Sine cura

Demades, an Athenian orator who took the side of Philip of Macedon (although he was later put to death for treason by Cassander), was a bitter enemy of Demosthenes. When Demosthenes, who was accused of accepting a bribe by Harpalus, a boyhood friend of Alexander the Great, remained silent over the charges, Demades went on to accuse him of feeling bribery-induced guilt. Bribery-induced guilt often keeps lips sealed. People who are guilty of accepting bribes or of squandering public wealth keep mum for days, invoking poor excuses to justify their silence. It’s the same old tactic of «let them talk themselves out.» And as a result, we hear vague answers to very specific questions posed by organizations, parties and the media: questions about how the managers of 24 social security funds could possibly coordinate (particularly in a country like this, where coordination is so scarce), about how they indulged in such wild gambling, about who pocketed the commissions and over the size of the kickbacks in each case.

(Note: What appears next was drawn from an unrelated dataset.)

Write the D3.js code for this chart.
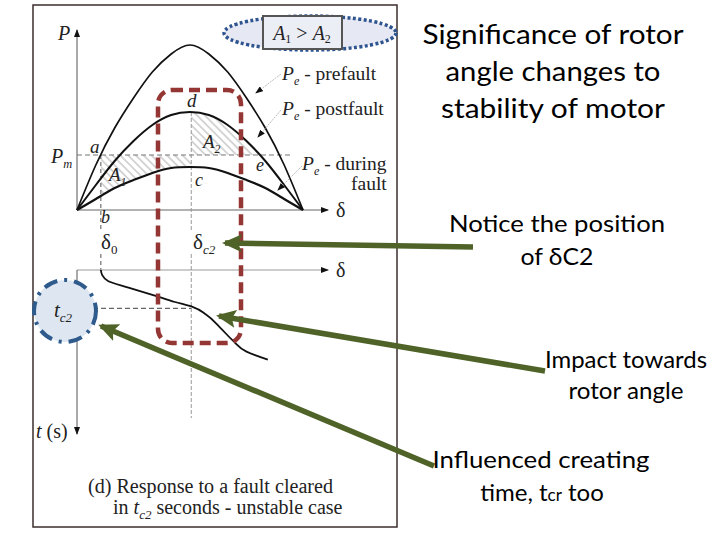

The cliched pre-election rhetoric will simply not do here. When 73 percent of voters, according to a VPRC opinion poll that was aired on Skai Radio on Sunday, believe that some people (working for the conservative government, the pension funds or the stock market firms) made money from the pension funds scandal, then the situation calls for something more than a rehash of the zero-tolerance sound bite. The Romans used the expression «sine cura» to refer to people who are excessively carefree, those who hold administrative offices without feeling any responsibility or pressure.